## [TO DO]
All of the data should be repeated exactly; pictures are not part of the copy.

::::

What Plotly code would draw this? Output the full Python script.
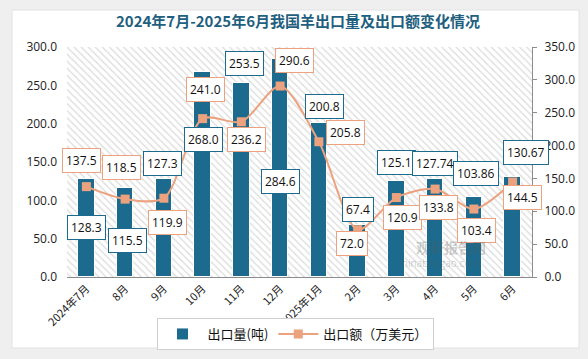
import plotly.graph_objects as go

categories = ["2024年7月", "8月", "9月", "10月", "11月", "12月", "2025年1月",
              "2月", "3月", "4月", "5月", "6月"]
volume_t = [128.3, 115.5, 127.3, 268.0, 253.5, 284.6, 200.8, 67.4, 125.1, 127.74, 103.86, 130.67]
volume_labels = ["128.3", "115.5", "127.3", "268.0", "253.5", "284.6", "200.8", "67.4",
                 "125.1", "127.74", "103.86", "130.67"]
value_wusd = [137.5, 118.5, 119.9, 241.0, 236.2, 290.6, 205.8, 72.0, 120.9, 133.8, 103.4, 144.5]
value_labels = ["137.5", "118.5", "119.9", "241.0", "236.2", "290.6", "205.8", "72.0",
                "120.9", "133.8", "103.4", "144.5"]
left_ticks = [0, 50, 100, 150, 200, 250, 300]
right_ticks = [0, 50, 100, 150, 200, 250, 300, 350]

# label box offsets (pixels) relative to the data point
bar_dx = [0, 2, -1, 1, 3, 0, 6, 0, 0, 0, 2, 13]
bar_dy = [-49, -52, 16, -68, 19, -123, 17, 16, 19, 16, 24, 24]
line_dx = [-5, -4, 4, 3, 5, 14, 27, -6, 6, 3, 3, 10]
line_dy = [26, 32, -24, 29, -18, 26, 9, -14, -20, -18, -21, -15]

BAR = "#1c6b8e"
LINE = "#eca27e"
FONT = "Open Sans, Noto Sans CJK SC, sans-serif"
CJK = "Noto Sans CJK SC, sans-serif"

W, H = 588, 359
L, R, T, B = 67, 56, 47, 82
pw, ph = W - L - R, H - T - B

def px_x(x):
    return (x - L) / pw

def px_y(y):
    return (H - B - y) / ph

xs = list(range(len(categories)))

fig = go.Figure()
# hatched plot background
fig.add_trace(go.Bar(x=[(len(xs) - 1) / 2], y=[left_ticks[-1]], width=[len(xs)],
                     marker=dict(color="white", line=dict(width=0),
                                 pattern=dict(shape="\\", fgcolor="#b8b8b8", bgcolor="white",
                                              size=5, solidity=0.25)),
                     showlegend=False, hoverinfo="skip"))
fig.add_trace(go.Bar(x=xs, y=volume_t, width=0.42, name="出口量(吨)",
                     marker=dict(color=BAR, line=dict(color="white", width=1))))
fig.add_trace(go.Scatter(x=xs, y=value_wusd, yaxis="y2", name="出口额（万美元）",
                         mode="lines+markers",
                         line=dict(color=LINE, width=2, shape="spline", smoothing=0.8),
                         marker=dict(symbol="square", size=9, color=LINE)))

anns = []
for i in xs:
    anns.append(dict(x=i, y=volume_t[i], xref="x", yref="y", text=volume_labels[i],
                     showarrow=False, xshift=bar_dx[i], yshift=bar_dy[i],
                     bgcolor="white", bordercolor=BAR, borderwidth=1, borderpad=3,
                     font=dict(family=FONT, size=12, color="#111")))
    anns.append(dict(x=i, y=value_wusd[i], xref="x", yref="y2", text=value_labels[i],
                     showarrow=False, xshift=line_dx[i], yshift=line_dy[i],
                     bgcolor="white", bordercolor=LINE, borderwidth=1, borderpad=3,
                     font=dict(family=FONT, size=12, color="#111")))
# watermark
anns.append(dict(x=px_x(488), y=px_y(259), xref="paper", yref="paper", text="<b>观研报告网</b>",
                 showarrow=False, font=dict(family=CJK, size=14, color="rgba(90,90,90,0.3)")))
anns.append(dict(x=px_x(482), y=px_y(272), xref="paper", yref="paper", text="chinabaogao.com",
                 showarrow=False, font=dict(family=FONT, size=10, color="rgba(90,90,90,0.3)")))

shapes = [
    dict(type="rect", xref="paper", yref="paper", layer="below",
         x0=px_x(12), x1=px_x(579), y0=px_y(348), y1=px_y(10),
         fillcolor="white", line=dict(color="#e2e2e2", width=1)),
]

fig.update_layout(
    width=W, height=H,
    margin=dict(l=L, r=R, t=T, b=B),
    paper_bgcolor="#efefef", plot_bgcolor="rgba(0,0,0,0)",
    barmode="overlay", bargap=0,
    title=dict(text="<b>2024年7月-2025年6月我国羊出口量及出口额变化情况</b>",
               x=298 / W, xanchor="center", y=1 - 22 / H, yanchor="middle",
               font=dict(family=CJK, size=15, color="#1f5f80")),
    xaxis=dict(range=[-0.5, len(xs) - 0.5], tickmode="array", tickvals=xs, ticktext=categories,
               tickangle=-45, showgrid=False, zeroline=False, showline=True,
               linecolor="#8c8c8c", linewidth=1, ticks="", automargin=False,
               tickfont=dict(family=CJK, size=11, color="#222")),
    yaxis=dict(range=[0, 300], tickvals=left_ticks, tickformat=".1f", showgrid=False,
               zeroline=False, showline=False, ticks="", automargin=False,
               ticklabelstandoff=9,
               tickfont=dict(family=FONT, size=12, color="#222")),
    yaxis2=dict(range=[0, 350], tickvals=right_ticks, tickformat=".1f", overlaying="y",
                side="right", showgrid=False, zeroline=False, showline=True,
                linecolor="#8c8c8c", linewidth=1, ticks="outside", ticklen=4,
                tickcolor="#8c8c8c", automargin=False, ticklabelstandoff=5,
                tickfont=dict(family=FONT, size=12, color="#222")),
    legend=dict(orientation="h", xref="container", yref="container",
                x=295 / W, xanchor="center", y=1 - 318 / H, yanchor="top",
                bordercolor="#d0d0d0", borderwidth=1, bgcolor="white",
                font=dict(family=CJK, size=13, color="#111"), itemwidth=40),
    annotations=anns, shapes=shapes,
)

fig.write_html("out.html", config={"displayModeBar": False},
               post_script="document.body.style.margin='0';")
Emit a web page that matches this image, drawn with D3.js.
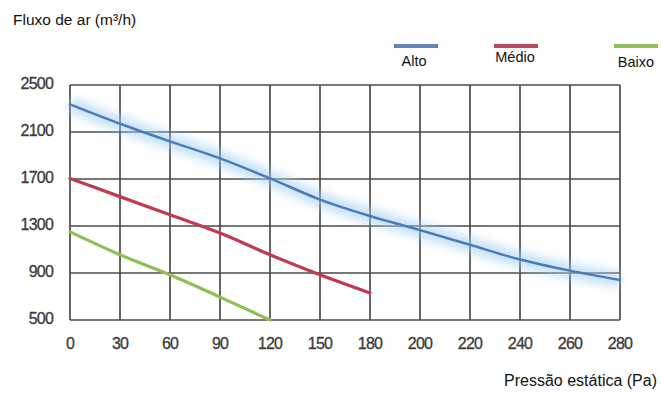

::::

## [TASK RESPONSE]
What Plotly code would draw this? Output the full Python script.
import plotly.graph_objects as go

categories = ["2024年7月", "8月", "9月", "10月", "11月", "12月", "2025年1月",
              "2月", "3月", "4月", "5月", "6月"]
volume_t = [128.3, 115.5, 127.3, 268.0, 253.5, 284.6, 200.8, 67.4, 125.1, 127.74, 103.86, 130.67]
volume_labels = ["128.3", "115.5", "127.3", "268.0", "253.5", "284.6", "200.8", "67.4",
                 "125.1", "127.74", "103.86", "130.67"]
value_wusd = [137.5, 118.5, 119.9, 241.0, 236.2, 290.6, 205.8, 72.0, 120.9, 133.8, 103.4, 144.5]
value_labels = ["137.5", "118.5", "119.9", "241.0", "236.2", "290.6", "205.8", "72.0",
                "120.9", "133.8", "103.4", "144.5"]
left_ticks = [0, 50, 100, 150, 200, 250, 300]
right_ticks = [0, 50, 100, 150, 200, 250, 300, 350]

# label box offsets (pixels) relative to the data point
bar_dx = [0, 2, -1, 1, 3, 0, 6, 0, 0, 0, 2, 13]
bar_dy = [-49, -52, 16, -68, 19, -123, 17, 16, 19, 16, 24, 24]
line_dx = [-5, -4, 4, 3, 5, 14, 27, -6, 6, 3, 3, 10]
line_dy = [26, 32, -24, 29, -18, 26, 9, -14, -20, -18, -21, -15]

BAR = "#1c6b8e"
LINE = "#eca27e"
FONT = "Open Sans, Noto Sans CJK SC, sans-serif"
CJK = "Noto Sans CJK SC, sans-serif"

W, H = 588, 359
L, R, T, B = 67, 56, 47, 82
pw, ph = W - L - R, H - T - B

def px_x(x):
    return (x - L) / pw

def px_y(y):
    return (H - B - y) / ph

xs = list(range(len(categories)))

fig = go.Figure()
# hatched plot background
fig.add_trace(go.Bar(x=[(len(xs) - 1) / 2], y=[left_ticks[-1]], width=[len(xs)],
                     marker=dict(color="white", line=dict(width=0),
                                 pattern=dict(shape="\\", fgcolor="#b8b8b8", bgcolor="white",
                                              size=5, solidity=0.25)),
                     showlegend=False, hoverinfo="skip"))
fig.add_trace(go.Bar(x=xs, y=volume_t, width=0.42, name="出口量(吨)",
                     marker=dict(color=BAR, line=dict(color="white", width=1))))
fig.add_trace(go.Scatter(x=xs, y=value_wusd, yaxis="y2", name="出口额（万美元）",
                         mode="lines+markers",
                         line=dict(color=LINE, width=2, shape="spline", smoothing=0.8),
                         marker=dict(symbol="square", size=9, color=LINE)))

anns = []
for i in xs:
    anns.append(dict(x=i, y=volume_t[i], xref="x", yref="y", text=volume_labels[i],
                     showarrow=False, xshift=bar_dx[i], yshift=bar_dy[i],
                     bgcolor="white", bordercolor=BAR, borderwidth=1, borderpad=3,
                     font=dict(family=FONT, size=12, color="#111")))
    anns.append(dict(x=i, y=value_wusd[i], xref="x", yref="y2", text=value_labels[i],
                     showarrow=False, xshift=line_dx[i], yshift=line_dy[i],
                     bgcolor="white", bordercolor=LINE, borderwidth=1, borderpad=3,
                     font=dict(family=FONT, size=12, color="#111")))
# watermark
anns.append(dict(x=px_x(488), y=px_y(259), xref="paper", yref="paper", text="<b>观研报告网</b>",
                 showarrow=False, font=dict(family=CJK, size=14, color="rgba(90,90,90,0.3)")))
anns.append(dict(x=px_x(482), y=px_y(272), xref="paper", yref="paper", text="chinabaogao.com",
                 showarrow=False, font=dict(family=FONT, size=10, color="rgba(90,90,90,0.3)")))

shapes = [
    dict(type="rect", xref="paper", yref="paper", layer="below",
         x0=px_x(12), x1=px_x(579), y0=px_y(348), y1=px_y(10),
         fillcolor="white", line=dict(color="#e2e2e2", width=1)),
]

fig.update_layout(
    width=W, height=H,
    margin=dict(l=L, r=R, t=T, b=B),
    paper_bgcolor="#efefef", plot_bgcolor="rgba(0,0,0,0)",
    barmode="overlay", bargap=0,
    title=dict(text="<b>2024年7月-2025年6月我国羊出口量及出口额变化情况</b>",
               x=298 / W, xanchor="center", y=1 - 22 / H, yanchor="middle",
               font=dict(family=CJK, size=15, color="#1f5f80")),
    xaxis=dict(range=[-0.5, len(xs) - 0.5], tickmode="array", tickvals=xs, ticktext=categories,
               tickangle=-45, showgrid=False, zeroline=False, showline=True,
               linecolor="#8c8c8c", linewidth=1, ticks="", automargin=False,
               tickfont=dict(family=CJK, size=11, color="#222")),
    yaxis=dict(range=[0, 300], tickvals=left_ticks, tickformat=".1f", showgrid=False,
               zeroline=False, showline=False, ticks="", automargin=False,
               ticklabelstandoff=9,
               tickfont=dict(family=FONT, size=12, color="#222")),
    yaxis2=dict(range=[0, 350], tickvals=right_ticks, tickformat=".1f", overlaying="y",
                side="right", showgrid=False, zeroline=False, showline=True,
                linecolor="#8c8c8c", linewidth=1, ticks="outside", ticklen=4,
                tickcolor="#8c8c8c", automargin=False, ticklabelstandoff=5,
                tickfont=dict(family=FONT, size=12, color="#222")),
    legend=dict(orientation="h", xref="container", yref="container",
                x=295 / W, xanchor="center", y=1 - 318 / H, yanchor="top",
                bordercolor="#d0d0d0", borderwidth=1, bgcolor="white",
                font=dict(family=CJK, size=13, color="#111"), itemwidth=40),
    annotations=anns, shapes=shapes,
)

fig.write_html("out.html", config={"displayModeBar": False},
               post_script="document.body.style.margin='0';")
Emit a web page that matches this image, drawn with D3.js.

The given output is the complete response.